The Commissioners felt the opposite: women were avoiding their ‘natural responsibilities’ and ‘putting their selfish desires before the nation’s need’. As the authors of the book, Leichhardt: on the Margins of the City write, ‘Two things couldn’t come quickly enough for many of these women: the change of life and an old age pension...’

I wonder how Elizabeth felt about motherhood? Did she attempt to avoid any of those pregnancies? Did she worry about feeding all those mouths? Or did she feel it was her role, as a woman, to give birth to as many children as she was able?

The mothers I have bumped into on the street, outside Elizabeth and my home, ask if I’m planning any more children. ‘Oh no,’ I say, ‘it was a huge decision for us to go from two to three.’

I ask them of their plans, ‘Two is enough,’ they may say, or ‘I’d love another one but I have to convince my husband first!’ Or, ‘if we had three we’d need to move to get a big backyard’; ‘I don’t have the patience for anymore’; ‘If money wasn’t an issue I’d have four.’

What would have Elizabeth’s conversations been like 130 years ago, standing in the exact same spot as I do talking to her neighbours?

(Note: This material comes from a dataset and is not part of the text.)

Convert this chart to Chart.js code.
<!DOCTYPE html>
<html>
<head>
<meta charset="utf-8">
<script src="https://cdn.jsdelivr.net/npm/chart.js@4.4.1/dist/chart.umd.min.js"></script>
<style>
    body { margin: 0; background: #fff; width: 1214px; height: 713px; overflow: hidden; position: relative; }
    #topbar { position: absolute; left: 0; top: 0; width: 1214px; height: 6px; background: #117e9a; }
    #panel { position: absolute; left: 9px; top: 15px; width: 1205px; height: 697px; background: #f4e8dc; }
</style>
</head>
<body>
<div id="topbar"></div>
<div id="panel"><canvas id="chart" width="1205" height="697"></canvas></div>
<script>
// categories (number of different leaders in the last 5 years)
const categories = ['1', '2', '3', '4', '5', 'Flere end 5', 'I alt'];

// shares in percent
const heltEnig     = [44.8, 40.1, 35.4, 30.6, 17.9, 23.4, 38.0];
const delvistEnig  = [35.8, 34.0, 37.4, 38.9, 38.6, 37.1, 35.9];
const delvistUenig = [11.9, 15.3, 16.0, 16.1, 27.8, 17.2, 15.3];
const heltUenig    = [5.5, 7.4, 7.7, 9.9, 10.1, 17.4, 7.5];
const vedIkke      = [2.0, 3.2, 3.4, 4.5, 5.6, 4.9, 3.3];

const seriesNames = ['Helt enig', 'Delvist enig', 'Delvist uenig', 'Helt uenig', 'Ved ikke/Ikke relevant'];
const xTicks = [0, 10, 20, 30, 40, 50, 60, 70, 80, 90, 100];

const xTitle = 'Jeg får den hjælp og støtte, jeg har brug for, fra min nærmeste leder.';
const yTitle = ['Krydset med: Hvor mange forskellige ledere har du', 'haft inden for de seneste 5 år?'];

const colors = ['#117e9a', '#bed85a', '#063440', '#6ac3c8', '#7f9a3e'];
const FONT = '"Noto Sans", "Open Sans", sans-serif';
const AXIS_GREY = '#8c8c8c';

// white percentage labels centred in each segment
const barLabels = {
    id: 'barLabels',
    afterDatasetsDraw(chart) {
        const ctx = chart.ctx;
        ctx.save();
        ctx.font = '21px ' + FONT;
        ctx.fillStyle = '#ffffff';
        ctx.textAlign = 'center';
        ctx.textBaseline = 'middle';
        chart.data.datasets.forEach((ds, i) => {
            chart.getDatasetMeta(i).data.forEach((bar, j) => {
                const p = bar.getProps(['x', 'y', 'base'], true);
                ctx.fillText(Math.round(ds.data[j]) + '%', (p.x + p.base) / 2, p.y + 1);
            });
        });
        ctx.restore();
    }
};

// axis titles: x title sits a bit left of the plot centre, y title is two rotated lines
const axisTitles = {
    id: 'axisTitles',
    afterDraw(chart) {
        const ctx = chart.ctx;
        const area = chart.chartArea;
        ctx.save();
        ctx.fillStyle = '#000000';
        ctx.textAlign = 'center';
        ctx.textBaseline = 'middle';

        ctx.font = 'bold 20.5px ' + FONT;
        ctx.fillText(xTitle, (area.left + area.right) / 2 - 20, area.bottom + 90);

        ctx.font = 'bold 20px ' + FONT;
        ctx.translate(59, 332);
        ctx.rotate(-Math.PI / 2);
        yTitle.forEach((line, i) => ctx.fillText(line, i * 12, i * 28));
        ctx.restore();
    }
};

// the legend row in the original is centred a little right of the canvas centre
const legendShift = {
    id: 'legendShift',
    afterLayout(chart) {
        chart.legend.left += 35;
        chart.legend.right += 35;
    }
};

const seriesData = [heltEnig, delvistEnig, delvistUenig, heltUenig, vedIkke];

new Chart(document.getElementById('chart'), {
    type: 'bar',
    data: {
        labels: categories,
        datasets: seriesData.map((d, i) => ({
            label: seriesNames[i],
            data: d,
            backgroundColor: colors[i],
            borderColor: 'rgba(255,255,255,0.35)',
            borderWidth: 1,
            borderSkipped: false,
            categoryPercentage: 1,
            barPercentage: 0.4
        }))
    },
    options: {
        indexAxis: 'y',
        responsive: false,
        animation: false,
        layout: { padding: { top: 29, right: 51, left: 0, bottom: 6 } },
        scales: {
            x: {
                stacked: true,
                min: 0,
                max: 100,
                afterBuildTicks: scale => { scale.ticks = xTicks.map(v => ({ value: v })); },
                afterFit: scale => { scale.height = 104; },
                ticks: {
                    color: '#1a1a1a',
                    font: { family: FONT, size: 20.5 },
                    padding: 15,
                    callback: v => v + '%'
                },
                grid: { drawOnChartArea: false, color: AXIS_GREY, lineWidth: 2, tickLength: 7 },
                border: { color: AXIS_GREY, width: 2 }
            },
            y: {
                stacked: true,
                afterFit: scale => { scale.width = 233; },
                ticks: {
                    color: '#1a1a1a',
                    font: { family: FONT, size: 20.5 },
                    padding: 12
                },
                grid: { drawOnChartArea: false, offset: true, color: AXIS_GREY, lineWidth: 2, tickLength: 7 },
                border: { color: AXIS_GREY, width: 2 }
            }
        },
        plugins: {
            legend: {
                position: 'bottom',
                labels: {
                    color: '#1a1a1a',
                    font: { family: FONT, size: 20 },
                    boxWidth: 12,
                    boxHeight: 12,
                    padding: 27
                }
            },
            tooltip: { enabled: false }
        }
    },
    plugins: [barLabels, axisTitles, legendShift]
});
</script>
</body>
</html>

Very different, I’m sure.

Thursday, March 3, 2011

When Home is... an Old House

First, apologies for making the article about our house history so hard to read! The pages are now posted here as J-Pegs.

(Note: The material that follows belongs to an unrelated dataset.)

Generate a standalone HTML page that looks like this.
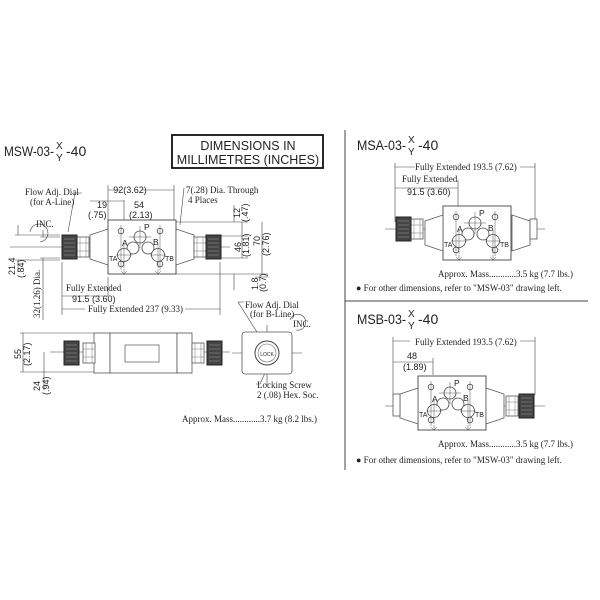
<!DOCTYPE html>
<html><head><meta charset="utf-8"><style>
html,body{margin:0;padding:0;background:#fff}
svg{display:block}
.s{font-family:"Liberation Serif",serif;font-size:9px;fill:#222}
.a{font-family:"Liberation Sans",sans-serif;fill:#222}
</style></head><body>
<svg width="600" height="600" viewBox="0 0 600 600" xmlns="http://www.w3.org/2000/svg">
<defs>
<g id="body">
 <rect x="0" y="0" width="68" height="54" fill="#fff" stroke="#444" stroke-width="0.9"/>
 <g fill="#fff" stroke="#444" stroke-width="0.8">
  <circle cx="32" cy="17" r="6"/><circle cx="25" cy="28" r="6"/><circle cx="40" cy="28" r="6"/>
  <circle cx="16" cy="35" r="6.5"/><circle cx="50" cy="35" r="6.5"/>
  <circle cx="13" cy="11" r="2.8"/><circle cx="52" cy="11" r="2.8"/>
  <circle cx="13" cy="44" r="2.8"/><circle cx="52" cy="44" r="2.8"/>
 </g>
 <g stroke="#555" stroke-width="0.5" fill="none">
  <path d="M32 6V28M21 17H43M16 24V48M8 35H24M50 24V48M42 35H58M13 5V50M52 5V50"/>
  <path d="M16 54l-3 -3M16 54l3 -3M50 54l-3 -3M50 54l3 -3M16 49V54M50 49V54"/>
 </g>
 <text x="36" y="10" class="a" font-size="8.5">P</text>
 <text x="14" y="26" class="a" font-size="8.5">A</text>
 <text x="45" y="25" class="a" font-size="8.5">B</text>
 <text x="1" y="41" class="a" font-size="7">TA</text>
 <text x="57" y="41" class="a" font-size="7">TB</text>
</g>
<g id="taperL"><path d="M0 6 L18 0 V36 L0 30 Z" fill="#fff" stroke="#555" stroke-width="0.8"/></g>
<g id="knob"><rect x="0" y="0" width="15" height="24" fill="#444" stroke="#222"/><path d="M2 4H13M2 8H13M2 12H13M2 16H13M2 20H13" stroke="#999" stroke-width="0.6"/></g>
<g id="conn"><rect x="0" y="0" width="12" height="20" fill="#fff" stroke="#555" stroke-width="0.8"/><path d="M3 0V20M9 0V20M0 6H12M0 14H12" stroke="#777" stroke-width="0.5"/></g>
</defs>

<!-- LEFT: MSW -->
<text x="4" y="156" class="a" font-size="14" textLength="50" lengthAdjust="spacingAndGlyphs">MSW-03-</text>
<text x="56" y="149" class="a" font-size="10">X</text><text x="56" y="161" class="a" font-size="10">Y</text>
<text x="66" y="156" class="a" font-size="14">-40</text>
<rect x="172" y="135" width="151" height="33" fill="#fff" stroke="#111" stroke-width="1.8"/>
<text x="248" y="150" class="a" font-size="12.5" text-anchor="middle">DIMENSIONS IN</text>
<text x="248" y="164" class="a" font-size="12.5" text-anchor="middle">MILLIMETRES (INCHES)</text>

<g stroke="#444" stroke-width="0.6" fill="none">
 <path d="M10 247H230"/>
 <path d="M108 185V220M174 185V220M108 190H120M142 190H174"/>
 <path d="M90 201H124V220M124 200V222"/>
 <path d="M15 235H60M15 260H60M18 225V235M18 260V272"/>
 <path d="M40 237H60M40 258H60M43 230V237M43 258V320"/>
 <path d="M62 262V315M220 262V315M108 277V296M62 296H108M62 309H85M185 309H220"/>
 <path d="M176 222H248M176 274H268M208 236H248M208 258H248M242 222V258M262 222V274M255 277H268"/>
 <path d="M234 205V222M234 274V290"/>
 <path d="M82 193H75L68 232M184 188L180 225M30 232a9 9 0 1 1 10 10"/>
</g>
<use href="#body" x="108" y="220"/>
<use href="#taperL" x="90" y="229"/>
<use href="#taperL" transform="translate(194 229) scale(-1 1)"/>
<use href="#conn" x="77" y="237"/><use href="#knob" x="62" y="235"/>
<use href="#conn" x="194" y="237"/><use href="#knob" x="206" y="235"/>

<text x="25" y="195" class="s">Flow Adj. Dial</text><text x="30" y="205" class="s">(for A-Line)</text>
<text x="130" y="193" class="a" font-size="9" text-anchor="middle">92(3.62)</text>
<text x="97" y="208" class="a" font-size="9">19</text><text x="88" y="218" class="a" font-size="9">(.75)</text>
<text x="134" y="208" class="a" font-size="9">54</text><text x="129" y="218" class="a" font-size="9">(2.13)</text>
<text x="186" y="193" class="s">7(.28) Dia. Through</text><text x="188" y="203" class="s">4 Places</text>
<text x="36" y="227" class="s" font-size="8">INC.</text>
<g class="a" font-size="9">
 <text transform="translate(240 218) rotate(-90)">12</text><text transform="translate(248 222) rotate(-90)">(.47)</text>
 <text transform="translate(241 252) rotate(-90)">46</text><text transform="translate(249 257) rotate(-90)">(1.81)</text>
 <text transform="translate(260 246) rotate(-90)">70</text><text transform="translate(269 256) rotate(-90)">(2.76)</text>
 <text transform="translate(258 290) rotate(-90)">1.8</text><text transform="translate(266 292) rotate(-90)">(0.7)</text>
 <text transform="translate(15 275) rotate(-90)">21.4</text><text transform="translate(24 278) rotate(-90)">(.84)</text>
 <text transform="translate(40 318) rotate(-90)" class="s">32(1.26) Dia.</text>
</g>
<text x="66" y="291" class="s">Fully Extended</text>
<text x="72" y="302" class="a" font-size="9">91.5 (3.60)</text>
<text x="88" y="312" class="s">Fully Extended 237 (9.33)</text>

<!-- bottom view -->
<g stroke="#444" stroke-width="0.6" fill="none">
 <path d="M50 352H230M20 333H95M20 372H95M23 333V372M44 352V390"/>
 <path d="M244 302H238L262 340M270 362L260 384H256M290 320a8 8 0 1 1 6 10"/>
 <path d="M232 353H302M267 325V385"/>
</g>
<rect x="94" y="333" width="16" height="40" fill="#fff" stroke="#555" stroke-width="0.8"/>
<rect x="110" y="333" width="67" height="40" fill="#fff" stroke="#555" stroke-width="0.8"/>
<rect x="177" y="333" width="15" height="40" fill="#fff" stroke="#555" stroke-width="0.8"/>
<rect x="125" y="345" width="34" height="17" fill="#fff" stroke="#555" stroke-width="0.7"/>
<use href="#conn" x="83" y="343"/><use href="#knob" x="64" y="341"/>
<use href="#conn" x="192" y="343"/><use href="#knob" x="207" y="341"/>
<rect x="242" y="332" width="50" height="42" rx="3" fill="#fff" stroke="#555" stroke-width="0.8"/>
<circle cx="267" cy="353" r="12" fill="#fff" stroke="#444"/><circle cx="267" cy="353" r="9" fill="#fff" stroke="#666" stroke-width="0.6"/>
<text x="267" y="356" class="a" font-size="5" text-anchor="middle">LOCK</text>
<text x="245" y="308" class="s">Flow Adj. Dial</text><text x="250" y="317" class="s">(for B-Line)</text>
<text x="293" y="327" class="s" font-size="8">INC.</text>
<text x="257" y="388" class="s">Locking Screw</text><text x="257" y="398" class="s">2 (.08) Hex. Soc.</text>
<g class="a" font-size="9">
 <text transform="translate(21 359) rotate(-90)">55</text><text transform="translate(30 366) rotate(-90)">(2.17)</text>
 <text transform="translate(40 391) rotate(-90)">24</text><text transform="translate(49 395) rotate(-90)">(.94)</text>
</g>
<text x="182" y="422" class="s">Approx. Mass............3.7 kg (8.2 lbs.)</text>

<!-- dividers -->
<path d="M345 130V470M345 301H588" stroke="#444" stroke-width="1"/>

<!-- MSA -->
<text x="357" y="150" class="a" font-size="14" textLength="49" lengthAdjust="spacingAndGlyphs">MSA-03-</text>
<text x="408" y="143" class="a" font-size="10">X</text><text x="408" y="155" class="a" font-size="10">Y</text>
<text x="418" y="150" class="a" font-size="14">-40</text>
<g stroke="#444" stroke-width="0.6" fill="none">
 <path d="M385 229H545M395 163V222M535 163V222M458 180V222M395 167H415M520 167H535M395 188H458"/>
</g>
<use href="#body" x="443" y="206"/>
<use href="#taperL" x="425" y="215"/>
<use href="#taperL" transform="translate(530 215) scale(-1 1)"/>
<rect x="530" y="219" width="7" height="20" fill="#fff" stroke="#555" stroke-width="0.8"/>
<use href="#conn" x="411" y="219"/><use href="#knob" x="396" y="217"/>
<text x="415" y="170" class="s">Fully Extended 193.5 (7.62)</text>
<text x="402" y="182" class="s">Fully Extended</text>
<text x="407" y="195" class="a" font-size="9">91.5 (3.60)</text>
<text x="438" y="277" class="s">Approx. Mass............3.5 kg (7.7 lbs.)</text>
<text x="356" y="291" class="s">● For other dimensions, refer to "MSW-03" drawing left.</text>

<!-- MSB -->
<text x="357" y="324" class="a" font-size="14" textLength="49" lengthAdjust="spacingAndGlyphs">MSB-03-</text>
<text x="408" y="317" class="a" font-size="10">X</text><text x="408" y="329" class="a" font-size="10">Y</text>
<text x="418" y="324" class="a" font-size="14">-40</text>
<g stroke="#444" stroke-width="0.6" fill="none">
 <path d="M385 406H545M393 337V395M535 337V395M433 358V375M393 341H410M520 341H535M393 362H433"/>
</g>
<use href="#body" x="418" y="376"/>
<use href="#taperL" x="400" y="388"/>
<use href="#taperL" transform="translate(504 388) scale(-1 1)"/>
<rect x="393" y="394" width="7" height="22" fill="#fff" stroke="#555" stroke-width="0.8"/>
<use href="#conn" x="506" y="396"/><use href="#knob" x="519" y="394"/>
<text x="415" y="345" class="s">Fully Extended 193.5 (7.62)</text>
<text x="407" y="359" class="a" font-size="9">48</text>
<text x="403" y="370" class="a" font-size="9">(1.89)</text>
<text x="438" y="447" class="s">Approx. Mass............3.5 kg (7.7 lbs.)</text>
<text x="356" y="463" class="s">● For other dimensions, refer to "MSW-03" drawing left.</text>
</svg>
</body></html>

But the subject of today's post is about someone else's house history; of something left behind. This is the story about an Edwardian terrace, on Sydney’s Lower North Shore, facing out to the harbour. It’s about a photo that was found behind an old fireplace in one of the bedrooms. Only the corner of the photo was sticking out, slid up between the cast iron fire surround and the mantle. The owner noticed it while cleaning one day and thinking it was a piece of cardboard or rubbish, she pulled it out.

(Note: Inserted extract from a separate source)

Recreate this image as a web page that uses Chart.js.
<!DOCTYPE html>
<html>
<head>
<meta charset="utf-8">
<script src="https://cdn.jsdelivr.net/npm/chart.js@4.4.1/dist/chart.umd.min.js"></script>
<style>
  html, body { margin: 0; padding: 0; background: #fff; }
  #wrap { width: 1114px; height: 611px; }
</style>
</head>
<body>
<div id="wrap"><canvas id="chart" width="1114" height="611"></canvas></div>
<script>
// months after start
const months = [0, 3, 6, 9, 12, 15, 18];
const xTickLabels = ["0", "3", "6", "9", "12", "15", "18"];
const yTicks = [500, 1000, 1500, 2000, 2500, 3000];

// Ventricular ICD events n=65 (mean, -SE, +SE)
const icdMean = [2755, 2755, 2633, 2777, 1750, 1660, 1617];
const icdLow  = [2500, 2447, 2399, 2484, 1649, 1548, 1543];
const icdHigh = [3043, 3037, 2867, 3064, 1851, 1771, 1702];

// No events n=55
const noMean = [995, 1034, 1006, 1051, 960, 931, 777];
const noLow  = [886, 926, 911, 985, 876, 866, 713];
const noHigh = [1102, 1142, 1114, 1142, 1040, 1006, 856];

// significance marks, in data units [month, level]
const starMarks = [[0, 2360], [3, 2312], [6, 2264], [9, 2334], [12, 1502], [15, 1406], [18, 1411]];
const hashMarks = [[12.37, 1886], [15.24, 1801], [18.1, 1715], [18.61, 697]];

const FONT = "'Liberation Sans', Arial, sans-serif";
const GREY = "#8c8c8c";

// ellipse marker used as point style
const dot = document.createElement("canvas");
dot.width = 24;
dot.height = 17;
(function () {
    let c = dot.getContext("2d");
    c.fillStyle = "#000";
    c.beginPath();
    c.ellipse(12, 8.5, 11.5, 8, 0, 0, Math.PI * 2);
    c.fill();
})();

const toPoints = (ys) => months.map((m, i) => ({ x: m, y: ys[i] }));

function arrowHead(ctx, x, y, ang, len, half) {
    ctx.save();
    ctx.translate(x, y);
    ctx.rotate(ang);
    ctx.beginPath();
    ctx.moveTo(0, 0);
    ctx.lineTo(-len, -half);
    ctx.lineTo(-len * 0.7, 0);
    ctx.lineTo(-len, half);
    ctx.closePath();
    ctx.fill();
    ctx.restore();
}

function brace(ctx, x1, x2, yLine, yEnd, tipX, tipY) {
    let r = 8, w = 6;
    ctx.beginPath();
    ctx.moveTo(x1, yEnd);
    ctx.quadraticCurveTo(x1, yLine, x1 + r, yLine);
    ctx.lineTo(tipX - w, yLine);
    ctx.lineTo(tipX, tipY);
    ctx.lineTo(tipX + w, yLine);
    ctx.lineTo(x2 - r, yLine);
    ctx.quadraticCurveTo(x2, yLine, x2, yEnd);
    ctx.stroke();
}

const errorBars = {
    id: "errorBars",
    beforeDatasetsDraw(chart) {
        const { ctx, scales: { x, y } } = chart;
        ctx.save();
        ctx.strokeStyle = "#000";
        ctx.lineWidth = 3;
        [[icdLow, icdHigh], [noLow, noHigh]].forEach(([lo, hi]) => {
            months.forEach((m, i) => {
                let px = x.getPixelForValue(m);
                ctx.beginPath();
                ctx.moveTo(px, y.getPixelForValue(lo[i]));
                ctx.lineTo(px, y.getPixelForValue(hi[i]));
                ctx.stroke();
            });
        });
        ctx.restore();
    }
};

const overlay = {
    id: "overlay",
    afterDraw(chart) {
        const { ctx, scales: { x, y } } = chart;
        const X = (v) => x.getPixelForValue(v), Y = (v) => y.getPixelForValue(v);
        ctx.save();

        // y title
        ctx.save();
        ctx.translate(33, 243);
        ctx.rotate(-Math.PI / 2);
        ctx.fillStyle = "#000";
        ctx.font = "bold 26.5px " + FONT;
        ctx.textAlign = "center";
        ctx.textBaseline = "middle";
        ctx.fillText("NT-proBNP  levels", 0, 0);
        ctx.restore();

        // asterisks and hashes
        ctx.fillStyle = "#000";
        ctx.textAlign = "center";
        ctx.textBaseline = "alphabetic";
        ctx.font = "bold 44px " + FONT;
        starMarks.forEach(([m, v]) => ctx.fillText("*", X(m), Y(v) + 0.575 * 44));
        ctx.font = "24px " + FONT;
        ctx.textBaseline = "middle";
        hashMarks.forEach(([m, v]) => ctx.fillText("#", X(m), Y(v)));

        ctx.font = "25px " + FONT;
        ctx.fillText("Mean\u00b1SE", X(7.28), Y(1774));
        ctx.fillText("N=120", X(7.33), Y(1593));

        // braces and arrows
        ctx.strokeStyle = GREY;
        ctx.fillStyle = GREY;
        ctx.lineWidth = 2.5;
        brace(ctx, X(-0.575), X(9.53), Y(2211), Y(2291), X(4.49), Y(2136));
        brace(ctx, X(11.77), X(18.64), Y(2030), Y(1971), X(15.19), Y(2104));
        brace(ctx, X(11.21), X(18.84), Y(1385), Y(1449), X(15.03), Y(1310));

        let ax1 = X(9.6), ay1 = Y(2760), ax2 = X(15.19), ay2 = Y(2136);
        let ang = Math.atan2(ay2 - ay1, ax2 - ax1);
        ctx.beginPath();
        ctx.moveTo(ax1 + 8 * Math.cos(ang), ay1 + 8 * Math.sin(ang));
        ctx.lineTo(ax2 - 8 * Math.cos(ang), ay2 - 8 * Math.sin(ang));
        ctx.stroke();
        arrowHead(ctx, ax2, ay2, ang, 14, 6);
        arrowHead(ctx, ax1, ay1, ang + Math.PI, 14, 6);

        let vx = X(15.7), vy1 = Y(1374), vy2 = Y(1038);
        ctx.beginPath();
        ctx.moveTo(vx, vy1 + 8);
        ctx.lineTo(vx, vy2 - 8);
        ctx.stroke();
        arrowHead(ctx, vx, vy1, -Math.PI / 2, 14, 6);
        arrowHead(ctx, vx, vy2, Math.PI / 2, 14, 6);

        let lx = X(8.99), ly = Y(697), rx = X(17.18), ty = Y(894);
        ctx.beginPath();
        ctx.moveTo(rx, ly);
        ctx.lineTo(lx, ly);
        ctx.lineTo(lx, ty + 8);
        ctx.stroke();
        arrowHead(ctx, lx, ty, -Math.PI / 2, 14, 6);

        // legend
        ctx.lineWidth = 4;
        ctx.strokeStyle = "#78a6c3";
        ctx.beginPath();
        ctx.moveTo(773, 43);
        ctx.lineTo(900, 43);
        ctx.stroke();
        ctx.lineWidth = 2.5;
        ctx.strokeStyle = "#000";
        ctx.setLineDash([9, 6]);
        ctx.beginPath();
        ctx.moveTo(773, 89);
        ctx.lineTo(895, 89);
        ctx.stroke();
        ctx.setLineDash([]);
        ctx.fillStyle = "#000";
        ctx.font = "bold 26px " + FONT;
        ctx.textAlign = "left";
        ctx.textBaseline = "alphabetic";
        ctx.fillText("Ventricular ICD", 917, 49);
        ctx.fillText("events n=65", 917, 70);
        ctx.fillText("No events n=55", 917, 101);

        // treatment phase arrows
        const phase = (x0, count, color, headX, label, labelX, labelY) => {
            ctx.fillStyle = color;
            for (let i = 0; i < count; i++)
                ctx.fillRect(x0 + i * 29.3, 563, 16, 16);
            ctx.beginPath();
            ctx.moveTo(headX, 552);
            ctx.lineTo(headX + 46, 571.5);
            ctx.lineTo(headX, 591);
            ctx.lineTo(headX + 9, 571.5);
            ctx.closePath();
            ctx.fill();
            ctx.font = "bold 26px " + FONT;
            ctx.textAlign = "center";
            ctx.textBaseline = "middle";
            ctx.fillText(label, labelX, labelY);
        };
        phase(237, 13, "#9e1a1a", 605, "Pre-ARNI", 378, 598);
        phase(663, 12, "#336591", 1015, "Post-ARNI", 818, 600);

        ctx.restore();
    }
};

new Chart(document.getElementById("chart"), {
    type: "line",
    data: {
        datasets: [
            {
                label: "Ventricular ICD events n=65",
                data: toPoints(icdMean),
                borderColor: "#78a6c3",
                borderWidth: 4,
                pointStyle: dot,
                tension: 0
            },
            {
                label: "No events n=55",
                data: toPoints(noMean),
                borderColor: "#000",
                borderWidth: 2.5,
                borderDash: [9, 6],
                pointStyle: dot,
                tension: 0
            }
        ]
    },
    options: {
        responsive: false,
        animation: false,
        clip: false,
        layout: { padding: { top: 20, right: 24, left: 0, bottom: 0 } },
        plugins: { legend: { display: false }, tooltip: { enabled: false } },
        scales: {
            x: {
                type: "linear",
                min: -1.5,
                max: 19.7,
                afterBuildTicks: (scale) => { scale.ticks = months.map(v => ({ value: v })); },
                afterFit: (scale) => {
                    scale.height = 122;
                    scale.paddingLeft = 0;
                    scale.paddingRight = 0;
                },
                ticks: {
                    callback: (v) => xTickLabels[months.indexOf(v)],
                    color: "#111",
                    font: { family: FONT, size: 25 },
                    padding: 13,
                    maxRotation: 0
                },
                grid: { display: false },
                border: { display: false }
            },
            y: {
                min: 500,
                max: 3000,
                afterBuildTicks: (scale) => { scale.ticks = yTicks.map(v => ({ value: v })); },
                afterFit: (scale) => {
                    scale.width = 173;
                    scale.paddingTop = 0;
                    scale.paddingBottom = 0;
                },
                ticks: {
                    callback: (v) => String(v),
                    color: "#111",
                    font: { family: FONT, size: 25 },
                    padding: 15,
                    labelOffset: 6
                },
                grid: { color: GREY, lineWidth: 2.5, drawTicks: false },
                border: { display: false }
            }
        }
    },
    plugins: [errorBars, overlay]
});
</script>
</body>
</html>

She found herself holding a black and white portrait of two women, dressed formally, in a garden. The women looked similar – perhaps sisters – and were standing close together, nearly touching. They were both wearing long, plaid skirts and had 1920s hairstyles. Feeling sure those sisters had once lived in the house, the owner also felt sure that the photo belonged there, hidden away back in its hiding place.

Not long after, the family noticed by the landing, at the top of the staircase, an outline on the wall of more stairs going up to the attic. An attic that no longer existed, had never been lined and an impression of a staircase leading to nowhere.

The family dog refused to walk on the landing, next to this outline of stairs and opposite the bedroom door where the picture had been discovered. He would shake as he walked passed and if his ball ended up in that space he would cry and not move to collect it.

Years passed and the woman never mentioned her find to her family. They moved and rented the house out for a year before it sold. At the end of the lease, the tenants were glad to leave complaining of being woken by footsteps on the landing every morning at 2.20am. Thinking it was their children, they would get up to investigate but there was never anyone to be seen.

Was it one of the sisters? What was their story? Did they have a falling out? Was there a betrayal? The possibilities are endless, aren’t they?

After hearing about the footsteps, the owner went back to the house for a final look before the sale went through. The photo was still there, the corner still sticking out, and she was left with the very strong feeling that this was the place the photo belonged and should always stay.

I wonder if it’s still there today?

Article originally appeared in the (sydney)magazine Thursday, February 24 2011 and is republished with permission from the (sydney)magazine

Tuesday, March 1, 2011

When Home is... the (sydney) magazine

Do you know any stories about the people who lived in your house before you did?

I always felt that researching the history of the people who lived in our house would be more interesting than researching my family tree. It's hard not to feel an affinity with people who also chose to make your house their home. You instantly have something in common.